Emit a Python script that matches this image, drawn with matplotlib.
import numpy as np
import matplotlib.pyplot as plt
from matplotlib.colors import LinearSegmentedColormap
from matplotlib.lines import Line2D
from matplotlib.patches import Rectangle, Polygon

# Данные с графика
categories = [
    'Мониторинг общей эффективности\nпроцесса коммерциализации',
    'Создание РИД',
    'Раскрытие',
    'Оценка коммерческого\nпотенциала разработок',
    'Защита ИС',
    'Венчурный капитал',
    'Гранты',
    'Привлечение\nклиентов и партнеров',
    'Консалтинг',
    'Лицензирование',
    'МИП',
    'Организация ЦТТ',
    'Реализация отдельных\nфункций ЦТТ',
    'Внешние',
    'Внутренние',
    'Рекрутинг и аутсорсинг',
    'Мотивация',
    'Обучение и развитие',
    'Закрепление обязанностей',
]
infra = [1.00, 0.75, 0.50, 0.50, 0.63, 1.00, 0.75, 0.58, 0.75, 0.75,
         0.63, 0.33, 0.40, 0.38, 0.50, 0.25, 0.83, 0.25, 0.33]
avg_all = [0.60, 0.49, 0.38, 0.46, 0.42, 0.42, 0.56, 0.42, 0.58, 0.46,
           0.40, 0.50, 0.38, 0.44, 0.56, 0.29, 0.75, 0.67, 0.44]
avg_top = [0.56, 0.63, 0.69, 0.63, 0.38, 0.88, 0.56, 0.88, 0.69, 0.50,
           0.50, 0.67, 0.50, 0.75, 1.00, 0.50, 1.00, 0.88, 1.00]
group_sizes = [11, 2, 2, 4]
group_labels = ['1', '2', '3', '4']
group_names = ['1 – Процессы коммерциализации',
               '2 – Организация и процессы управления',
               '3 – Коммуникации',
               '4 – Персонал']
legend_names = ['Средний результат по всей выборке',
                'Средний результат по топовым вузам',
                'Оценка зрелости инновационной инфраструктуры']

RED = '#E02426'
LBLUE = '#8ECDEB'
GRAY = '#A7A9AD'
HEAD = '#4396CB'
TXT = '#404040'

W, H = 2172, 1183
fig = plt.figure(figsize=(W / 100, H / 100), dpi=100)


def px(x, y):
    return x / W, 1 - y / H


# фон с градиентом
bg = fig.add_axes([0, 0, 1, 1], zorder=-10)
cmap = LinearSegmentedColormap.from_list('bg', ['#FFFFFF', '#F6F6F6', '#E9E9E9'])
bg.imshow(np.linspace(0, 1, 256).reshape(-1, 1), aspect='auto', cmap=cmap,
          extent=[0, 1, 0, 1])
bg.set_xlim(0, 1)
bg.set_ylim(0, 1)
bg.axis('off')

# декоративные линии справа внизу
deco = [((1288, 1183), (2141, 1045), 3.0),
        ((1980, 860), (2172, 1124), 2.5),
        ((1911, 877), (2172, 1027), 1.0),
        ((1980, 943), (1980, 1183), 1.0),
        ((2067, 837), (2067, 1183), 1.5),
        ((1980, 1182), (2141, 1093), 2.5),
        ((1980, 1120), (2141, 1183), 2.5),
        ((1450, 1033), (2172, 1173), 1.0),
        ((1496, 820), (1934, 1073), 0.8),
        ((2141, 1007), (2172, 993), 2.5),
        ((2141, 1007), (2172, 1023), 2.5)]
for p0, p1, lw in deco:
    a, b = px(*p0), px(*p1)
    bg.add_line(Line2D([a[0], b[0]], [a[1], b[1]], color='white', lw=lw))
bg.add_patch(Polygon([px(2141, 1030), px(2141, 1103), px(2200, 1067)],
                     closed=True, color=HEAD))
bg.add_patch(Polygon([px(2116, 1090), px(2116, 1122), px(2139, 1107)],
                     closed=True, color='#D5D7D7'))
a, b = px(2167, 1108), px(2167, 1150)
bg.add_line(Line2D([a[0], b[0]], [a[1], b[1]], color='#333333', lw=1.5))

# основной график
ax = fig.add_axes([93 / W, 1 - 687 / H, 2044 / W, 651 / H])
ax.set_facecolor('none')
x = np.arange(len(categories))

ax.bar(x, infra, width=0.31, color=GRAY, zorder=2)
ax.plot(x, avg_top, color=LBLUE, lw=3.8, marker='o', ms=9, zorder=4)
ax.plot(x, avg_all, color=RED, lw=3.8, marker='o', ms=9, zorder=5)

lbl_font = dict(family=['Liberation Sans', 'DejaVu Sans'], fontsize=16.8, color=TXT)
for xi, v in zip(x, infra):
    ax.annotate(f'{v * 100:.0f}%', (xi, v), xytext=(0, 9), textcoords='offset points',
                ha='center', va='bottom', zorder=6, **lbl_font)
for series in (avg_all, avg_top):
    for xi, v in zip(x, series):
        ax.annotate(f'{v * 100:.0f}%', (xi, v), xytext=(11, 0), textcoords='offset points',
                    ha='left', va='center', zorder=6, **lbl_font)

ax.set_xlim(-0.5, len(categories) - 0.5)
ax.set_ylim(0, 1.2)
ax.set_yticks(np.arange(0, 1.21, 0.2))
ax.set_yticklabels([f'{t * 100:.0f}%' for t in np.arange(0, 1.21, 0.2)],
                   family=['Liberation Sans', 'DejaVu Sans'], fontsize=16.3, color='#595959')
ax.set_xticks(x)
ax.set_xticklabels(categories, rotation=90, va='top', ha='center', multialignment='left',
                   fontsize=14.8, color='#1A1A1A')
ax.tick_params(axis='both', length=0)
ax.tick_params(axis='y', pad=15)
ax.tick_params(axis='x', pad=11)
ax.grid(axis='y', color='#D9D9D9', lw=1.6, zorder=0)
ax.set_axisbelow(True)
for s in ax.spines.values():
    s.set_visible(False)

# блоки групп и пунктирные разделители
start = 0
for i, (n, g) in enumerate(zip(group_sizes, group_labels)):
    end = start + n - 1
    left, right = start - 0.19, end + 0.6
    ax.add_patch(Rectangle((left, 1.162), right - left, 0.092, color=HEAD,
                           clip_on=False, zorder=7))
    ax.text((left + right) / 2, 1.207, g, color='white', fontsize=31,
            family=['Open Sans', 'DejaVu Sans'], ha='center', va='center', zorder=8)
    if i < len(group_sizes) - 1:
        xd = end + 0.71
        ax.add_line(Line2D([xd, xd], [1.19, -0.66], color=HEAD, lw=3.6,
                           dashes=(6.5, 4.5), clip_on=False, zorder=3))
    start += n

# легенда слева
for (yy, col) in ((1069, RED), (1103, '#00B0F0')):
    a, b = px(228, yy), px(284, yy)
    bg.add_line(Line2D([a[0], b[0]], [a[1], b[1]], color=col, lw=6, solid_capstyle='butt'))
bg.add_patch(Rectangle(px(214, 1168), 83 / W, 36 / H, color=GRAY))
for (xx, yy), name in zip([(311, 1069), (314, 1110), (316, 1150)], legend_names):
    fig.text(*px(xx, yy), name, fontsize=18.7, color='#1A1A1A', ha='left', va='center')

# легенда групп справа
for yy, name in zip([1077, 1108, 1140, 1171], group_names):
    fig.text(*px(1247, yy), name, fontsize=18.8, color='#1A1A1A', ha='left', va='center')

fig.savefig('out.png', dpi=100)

...

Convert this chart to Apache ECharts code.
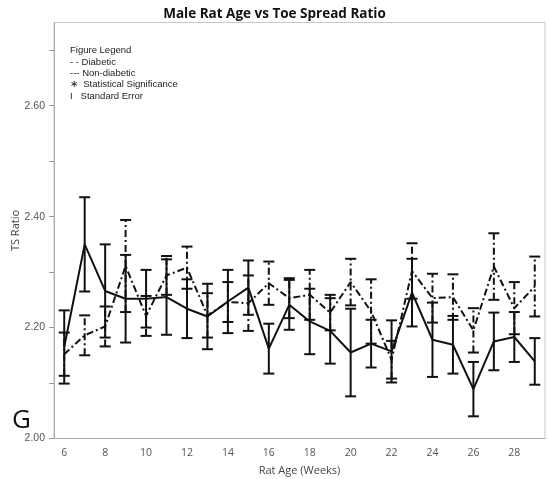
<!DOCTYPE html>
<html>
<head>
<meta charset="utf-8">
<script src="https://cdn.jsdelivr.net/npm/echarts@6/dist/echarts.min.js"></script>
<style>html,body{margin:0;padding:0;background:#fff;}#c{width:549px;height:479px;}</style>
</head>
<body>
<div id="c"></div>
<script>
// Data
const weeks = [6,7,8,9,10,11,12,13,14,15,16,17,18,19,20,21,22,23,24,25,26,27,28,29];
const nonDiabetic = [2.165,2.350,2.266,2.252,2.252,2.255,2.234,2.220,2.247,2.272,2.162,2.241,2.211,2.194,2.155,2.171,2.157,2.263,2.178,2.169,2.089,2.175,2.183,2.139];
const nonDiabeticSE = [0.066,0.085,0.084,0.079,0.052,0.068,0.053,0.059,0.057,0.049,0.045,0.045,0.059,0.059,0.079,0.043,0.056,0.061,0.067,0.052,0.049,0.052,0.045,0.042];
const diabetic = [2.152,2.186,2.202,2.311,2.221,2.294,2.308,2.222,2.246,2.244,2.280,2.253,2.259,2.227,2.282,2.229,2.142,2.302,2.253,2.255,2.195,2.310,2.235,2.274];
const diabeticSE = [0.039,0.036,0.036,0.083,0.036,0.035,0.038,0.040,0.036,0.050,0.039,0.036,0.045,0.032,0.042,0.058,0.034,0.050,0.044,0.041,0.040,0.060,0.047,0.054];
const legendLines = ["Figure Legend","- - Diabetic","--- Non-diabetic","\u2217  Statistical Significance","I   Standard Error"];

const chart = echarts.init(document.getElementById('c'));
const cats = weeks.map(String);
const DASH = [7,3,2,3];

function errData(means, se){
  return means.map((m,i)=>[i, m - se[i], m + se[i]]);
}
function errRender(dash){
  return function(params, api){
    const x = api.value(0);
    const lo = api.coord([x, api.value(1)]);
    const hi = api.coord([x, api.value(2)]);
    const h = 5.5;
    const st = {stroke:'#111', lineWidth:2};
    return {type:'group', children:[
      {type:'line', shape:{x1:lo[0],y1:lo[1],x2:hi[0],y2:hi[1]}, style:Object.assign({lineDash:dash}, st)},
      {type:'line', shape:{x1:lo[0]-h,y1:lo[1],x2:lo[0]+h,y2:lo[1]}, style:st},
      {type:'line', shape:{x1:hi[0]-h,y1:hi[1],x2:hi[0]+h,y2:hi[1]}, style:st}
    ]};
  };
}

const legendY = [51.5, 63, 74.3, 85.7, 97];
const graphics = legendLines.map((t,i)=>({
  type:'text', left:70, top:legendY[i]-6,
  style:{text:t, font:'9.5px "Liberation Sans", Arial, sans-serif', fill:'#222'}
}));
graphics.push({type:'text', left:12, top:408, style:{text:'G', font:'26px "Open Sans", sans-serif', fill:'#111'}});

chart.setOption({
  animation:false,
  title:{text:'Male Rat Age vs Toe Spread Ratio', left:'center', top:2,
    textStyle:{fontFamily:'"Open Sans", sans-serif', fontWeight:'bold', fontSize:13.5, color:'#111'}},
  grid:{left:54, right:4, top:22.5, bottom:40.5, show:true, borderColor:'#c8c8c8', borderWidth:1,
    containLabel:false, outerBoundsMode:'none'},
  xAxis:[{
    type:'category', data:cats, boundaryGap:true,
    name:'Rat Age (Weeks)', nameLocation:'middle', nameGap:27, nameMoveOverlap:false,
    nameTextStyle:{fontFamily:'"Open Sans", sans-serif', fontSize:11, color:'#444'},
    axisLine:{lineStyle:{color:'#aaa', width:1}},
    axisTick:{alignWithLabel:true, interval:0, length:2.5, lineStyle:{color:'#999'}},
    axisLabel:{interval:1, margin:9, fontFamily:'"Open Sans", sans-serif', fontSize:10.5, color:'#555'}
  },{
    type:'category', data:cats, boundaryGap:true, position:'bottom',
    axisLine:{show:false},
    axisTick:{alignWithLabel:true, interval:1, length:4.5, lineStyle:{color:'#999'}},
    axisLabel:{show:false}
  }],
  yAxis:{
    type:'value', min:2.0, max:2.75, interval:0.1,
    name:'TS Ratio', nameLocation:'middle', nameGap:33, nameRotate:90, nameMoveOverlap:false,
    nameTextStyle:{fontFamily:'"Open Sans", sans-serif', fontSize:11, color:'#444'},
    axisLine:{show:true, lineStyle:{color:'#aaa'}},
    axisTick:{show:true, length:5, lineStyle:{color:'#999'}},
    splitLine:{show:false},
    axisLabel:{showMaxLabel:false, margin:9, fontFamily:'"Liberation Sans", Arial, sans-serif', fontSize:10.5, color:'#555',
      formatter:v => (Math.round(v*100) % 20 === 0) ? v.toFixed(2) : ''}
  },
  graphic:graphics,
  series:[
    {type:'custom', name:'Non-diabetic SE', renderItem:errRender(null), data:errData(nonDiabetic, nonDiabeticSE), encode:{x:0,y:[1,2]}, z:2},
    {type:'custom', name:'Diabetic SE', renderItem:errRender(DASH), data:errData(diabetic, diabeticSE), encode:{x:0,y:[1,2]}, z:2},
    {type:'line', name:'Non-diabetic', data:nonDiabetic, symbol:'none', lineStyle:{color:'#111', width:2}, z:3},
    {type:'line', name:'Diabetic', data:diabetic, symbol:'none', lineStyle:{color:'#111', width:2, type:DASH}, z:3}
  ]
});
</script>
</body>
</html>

==

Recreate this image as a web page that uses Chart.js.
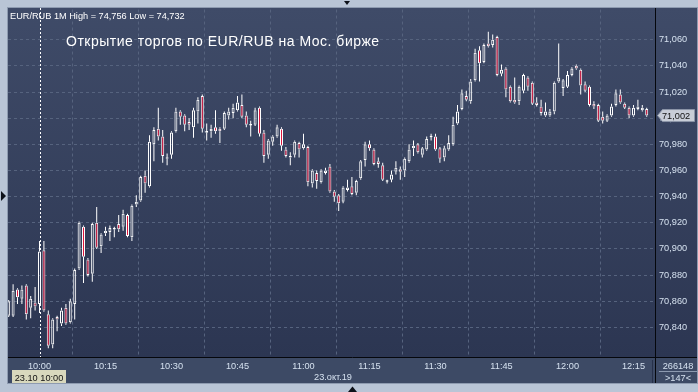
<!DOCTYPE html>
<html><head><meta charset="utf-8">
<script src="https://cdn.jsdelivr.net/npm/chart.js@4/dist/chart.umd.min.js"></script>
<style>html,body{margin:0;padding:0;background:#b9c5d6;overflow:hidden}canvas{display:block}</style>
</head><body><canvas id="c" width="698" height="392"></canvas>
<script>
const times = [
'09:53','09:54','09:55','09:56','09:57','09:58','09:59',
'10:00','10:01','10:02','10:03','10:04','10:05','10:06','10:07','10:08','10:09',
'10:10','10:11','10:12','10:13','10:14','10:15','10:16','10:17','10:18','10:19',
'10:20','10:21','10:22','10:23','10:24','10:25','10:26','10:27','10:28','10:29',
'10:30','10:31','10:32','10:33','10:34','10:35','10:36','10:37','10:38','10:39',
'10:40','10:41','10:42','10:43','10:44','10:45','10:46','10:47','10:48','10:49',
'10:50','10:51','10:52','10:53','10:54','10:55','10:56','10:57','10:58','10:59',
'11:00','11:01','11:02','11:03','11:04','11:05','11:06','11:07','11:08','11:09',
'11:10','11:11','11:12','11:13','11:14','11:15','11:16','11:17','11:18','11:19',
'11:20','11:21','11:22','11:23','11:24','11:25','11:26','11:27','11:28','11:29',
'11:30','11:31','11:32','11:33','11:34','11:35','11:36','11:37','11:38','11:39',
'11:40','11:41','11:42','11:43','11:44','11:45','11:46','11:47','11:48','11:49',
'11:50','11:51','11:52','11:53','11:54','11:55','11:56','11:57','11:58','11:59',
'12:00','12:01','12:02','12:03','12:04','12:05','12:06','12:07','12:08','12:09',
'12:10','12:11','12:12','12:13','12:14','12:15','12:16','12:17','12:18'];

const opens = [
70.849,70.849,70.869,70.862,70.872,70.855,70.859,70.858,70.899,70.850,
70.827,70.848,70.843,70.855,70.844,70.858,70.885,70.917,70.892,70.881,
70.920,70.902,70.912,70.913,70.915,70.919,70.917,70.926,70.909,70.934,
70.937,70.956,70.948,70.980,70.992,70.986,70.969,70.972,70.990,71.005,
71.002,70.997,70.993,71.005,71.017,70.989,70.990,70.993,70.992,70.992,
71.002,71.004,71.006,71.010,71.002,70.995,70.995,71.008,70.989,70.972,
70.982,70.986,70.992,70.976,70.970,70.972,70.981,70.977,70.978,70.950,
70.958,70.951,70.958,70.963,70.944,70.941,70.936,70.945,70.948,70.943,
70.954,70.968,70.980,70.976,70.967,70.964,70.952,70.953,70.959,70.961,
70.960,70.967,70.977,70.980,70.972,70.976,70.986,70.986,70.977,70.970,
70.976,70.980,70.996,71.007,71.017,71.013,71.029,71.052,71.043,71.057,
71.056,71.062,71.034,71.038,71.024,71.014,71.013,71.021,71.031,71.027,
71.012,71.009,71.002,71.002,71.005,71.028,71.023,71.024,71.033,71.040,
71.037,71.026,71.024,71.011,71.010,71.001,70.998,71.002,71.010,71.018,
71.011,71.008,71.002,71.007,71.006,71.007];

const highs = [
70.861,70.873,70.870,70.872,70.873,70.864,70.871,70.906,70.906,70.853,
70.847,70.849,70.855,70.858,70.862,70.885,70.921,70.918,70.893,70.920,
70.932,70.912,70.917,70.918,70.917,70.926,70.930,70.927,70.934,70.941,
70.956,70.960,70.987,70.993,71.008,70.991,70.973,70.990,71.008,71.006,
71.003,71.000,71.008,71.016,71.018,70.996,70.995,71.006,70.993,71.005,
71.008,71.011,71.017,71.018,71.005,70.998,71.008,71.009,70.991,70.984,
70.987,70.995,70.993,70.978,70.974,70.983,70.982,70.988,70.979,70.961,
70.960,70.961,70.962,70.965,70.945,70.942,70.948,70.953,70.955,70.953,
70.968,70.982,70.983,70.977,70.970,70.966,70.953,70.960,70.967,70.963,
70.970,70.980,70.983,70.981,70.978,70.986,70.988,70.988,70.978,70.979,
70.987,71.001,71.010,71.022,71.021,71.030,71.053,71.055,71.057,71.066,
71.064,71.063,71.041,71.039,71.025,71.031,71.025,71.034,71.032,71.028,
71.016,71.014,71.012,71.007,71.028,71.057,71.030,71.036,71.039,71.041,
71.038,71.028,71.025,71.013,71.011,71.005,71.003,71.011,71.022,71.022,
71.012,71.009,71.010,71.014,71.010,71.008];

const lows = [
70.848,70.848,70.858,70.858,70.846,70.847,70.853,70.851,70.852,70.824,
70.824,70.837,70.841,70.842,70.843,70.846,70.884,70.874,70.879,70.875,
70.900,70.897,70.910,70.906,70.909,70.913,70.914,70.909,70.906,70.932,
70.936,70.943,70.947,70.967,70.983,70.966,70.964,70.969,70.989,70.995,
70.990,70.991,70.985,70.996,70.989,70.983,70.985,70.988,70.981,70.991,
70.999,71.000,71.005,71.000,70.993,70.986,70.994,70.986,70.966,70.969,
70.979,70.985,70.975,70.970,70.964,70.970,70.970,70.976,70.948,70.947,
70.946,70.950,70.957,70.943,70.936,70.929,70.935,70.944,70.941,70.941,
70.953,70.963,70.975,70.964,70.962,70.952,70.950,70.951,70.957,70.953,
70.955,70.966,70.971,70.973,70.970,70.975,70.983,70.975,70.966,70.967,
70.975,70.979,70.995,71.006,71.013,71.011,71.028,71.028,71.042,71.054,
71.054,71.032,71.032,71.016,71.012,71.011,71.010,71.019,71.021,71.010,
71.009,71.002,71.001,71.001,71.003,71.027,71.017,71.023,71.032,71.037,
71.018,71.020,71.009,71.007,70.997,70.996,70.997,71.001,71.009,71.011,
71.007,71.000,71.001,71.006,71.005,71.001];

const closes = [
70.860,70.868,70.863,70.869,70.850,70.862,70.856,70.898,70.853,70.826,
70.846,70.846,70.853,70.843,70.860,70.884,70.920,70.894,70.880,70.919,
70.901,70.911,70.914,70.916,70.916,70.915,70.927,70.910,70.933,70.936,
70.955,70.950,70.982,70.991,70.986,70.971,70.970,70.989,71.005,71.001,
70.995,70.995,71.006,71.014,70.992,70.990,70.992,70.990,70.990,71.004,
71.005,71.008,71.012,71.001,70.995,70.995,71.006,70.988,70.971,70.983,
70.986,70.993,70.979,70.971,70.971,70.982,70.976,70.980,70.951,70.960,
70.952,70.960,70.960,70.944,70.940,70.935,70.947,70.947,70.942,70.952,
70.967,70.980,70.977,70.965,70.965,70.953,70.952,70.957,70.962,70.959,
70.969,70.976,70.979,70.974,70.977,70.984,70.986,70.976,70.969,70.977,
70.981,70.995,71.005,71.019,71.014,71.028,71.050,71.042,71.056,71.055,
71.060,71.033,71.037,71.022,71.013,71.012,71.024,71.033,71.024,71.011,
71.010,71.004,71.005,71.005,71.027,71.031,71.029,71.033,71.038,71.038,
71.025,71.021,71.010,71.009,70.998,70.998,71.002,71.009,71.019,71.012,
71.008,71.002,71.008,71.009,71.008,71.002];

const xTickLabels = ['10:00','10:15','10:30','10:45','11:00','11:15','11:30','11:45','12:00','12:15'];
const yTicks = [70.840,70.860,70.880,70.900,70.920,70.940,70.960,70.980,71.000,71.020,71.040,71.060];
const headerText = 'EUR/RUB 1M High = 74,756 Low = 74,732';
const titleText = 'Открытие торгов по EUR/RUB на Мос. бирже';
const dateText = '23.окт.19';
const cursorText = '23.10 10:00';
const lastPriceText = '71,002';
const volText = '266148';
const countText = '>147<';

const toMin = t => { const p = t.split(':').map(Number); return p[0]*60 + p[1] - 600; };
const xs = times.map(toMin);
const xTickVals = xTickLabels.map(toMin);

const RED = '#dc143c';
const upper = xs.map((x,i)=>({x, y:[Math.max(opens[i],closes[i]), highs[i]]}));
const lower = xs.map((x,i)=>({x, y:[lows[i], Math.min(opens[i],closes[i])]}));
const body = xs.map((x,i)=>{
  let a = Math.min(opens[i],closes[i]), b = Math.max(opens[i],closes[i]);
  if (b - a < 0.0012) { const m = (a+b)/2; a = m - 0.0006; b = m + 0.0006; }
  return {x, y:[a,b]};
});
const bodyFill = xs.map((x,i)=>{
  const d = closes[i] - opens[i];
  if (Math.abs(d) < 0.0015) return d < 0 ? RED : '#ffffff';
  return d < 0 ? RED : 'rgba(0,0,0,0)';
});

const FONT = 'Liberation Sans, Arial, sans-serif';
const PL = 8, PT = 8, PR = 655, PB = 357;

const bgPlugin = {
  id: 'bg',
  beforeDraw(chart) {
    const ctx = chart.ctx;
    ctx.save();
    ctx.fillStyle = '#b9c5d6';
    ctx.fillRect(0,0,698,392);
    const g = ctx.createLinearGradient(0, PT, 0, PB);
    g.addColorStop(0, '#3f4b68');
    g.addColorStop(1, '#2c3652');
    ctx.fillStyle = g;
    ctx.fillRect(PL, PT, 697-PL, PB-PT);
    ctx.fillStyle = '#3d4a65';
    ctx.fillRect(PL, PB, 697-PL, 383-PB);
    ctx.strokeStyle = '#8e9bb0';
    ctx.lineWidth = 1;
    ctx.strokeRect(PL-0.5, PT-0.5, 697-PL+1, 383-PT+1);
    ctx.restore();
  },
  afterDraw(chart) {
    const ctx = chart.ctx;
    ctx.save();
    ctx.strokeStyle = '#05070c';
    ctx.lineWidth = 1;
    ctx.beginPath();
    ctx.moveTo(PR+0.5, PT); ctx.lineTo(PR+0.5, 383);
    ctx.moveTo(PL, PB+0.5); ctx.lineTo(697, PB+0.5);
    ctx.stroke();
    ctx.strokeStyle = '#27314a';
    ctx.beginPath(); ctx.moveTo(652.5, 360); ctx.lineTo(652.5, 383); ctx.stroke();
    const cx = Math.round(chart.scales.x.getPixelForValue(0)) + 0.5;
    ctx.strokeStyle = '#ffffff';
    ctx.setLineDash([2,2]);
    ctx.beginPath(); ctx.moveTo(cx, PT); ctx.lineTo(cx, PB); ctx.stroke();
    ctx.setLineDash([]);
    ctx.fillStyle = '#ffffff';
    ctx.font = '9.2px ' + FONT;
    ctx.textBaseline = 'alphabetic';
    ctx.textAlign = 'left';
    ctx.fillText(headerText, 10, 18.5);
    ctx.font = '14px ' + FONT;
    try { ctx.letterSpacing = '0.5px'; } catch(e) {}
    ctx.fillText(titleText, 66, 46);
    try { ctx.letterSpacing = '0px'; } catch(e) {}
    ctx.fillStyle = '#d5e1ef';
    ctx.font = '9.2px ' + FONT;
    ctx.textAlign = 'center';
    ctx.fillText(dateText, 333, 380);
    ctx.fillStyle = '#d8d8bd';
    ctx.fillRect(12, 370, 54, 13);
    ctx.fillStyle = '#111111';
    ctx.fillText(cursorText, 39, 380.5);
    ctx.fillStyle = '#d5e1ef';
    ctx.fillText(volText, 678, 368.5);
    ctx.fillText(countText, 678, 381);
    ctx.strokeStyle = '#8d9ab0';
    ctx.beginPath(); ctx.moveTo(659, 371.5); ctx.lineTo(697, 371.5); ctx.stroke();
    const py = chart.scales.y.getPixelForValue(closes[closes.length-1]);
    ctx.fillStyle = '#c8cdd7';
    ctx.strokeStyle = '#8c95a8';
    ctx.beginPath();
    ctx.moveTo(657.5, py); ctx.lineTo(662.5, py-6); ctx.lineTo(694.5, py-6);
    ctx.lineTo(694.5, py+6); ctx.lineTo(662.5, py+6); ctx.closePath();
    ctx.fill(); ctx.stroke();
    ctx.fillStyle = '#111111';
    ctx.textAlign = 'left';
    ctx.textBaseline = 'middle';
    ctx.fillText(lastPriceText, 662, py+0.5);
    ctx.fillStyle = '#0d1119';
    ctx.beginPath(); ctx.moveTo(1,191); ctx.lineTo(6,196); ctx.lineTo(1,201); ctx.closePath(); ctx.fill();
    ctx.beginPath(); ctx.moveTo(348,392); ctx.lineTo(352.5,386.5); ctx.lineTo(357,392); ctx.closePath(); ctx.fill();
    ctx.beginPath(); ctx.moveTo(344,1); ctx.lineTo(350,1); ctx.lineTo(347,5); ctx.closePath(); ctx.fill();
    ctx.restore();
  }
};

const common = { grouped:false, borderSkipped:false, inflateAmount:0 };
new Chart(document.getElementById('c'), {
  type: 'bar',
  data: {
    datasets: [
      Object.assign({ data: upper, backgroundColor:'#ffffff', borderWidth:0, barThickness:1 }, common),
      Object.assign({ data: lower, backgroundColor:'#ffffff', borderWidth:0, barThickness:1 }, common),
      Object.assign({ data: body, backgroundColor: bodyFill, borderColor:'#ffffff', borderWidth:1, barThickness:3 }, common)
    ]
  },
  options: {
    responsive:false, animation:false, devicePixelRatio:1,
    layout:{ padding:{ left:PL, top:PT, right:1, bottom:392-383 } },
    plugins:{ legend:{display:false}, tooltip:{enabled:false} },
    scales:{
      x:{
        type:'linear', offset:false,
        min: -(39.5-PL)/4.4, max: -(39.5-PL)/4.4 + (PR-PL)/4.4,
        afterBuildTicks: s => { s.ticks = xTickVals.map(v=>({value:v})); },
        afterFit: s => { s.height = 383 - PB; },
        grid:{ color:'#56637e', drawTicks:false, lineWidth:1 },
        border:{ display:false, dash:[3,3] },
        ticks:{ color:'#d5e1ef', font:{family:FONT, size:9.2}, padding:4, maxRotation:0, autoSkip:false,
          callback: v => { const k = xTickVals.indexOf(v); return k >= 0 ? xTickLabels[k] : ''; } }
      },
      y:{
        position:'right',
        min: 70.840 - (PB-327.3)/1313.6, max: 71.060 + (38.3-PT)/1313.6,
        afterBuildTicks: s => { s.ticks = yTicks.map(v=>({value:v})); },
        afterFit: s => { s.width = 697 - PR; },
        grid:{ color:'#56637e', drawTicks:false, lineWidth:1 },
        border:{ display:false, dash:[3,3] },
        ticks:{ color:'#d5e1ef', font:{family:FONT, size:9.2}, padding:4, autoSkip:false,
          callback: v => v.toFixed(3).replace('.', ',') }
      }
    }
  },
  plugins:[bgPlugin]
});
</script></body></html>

▶ Directive
Nothing outside the span should appear: copy exactly from the line with "Emit a Python" through the line with "from matplotlib.patches import".

▶ Answer to this problem
Emit a Python script that matches this image, drawn with matplotlib.
import numpy as np
import matplotlib.pyplot as plt
from matplotlib.colors import LinearSegmentedColormap
from matplotlib.lines import Line2D
from matplotlib.patches import Rectangle, Polygon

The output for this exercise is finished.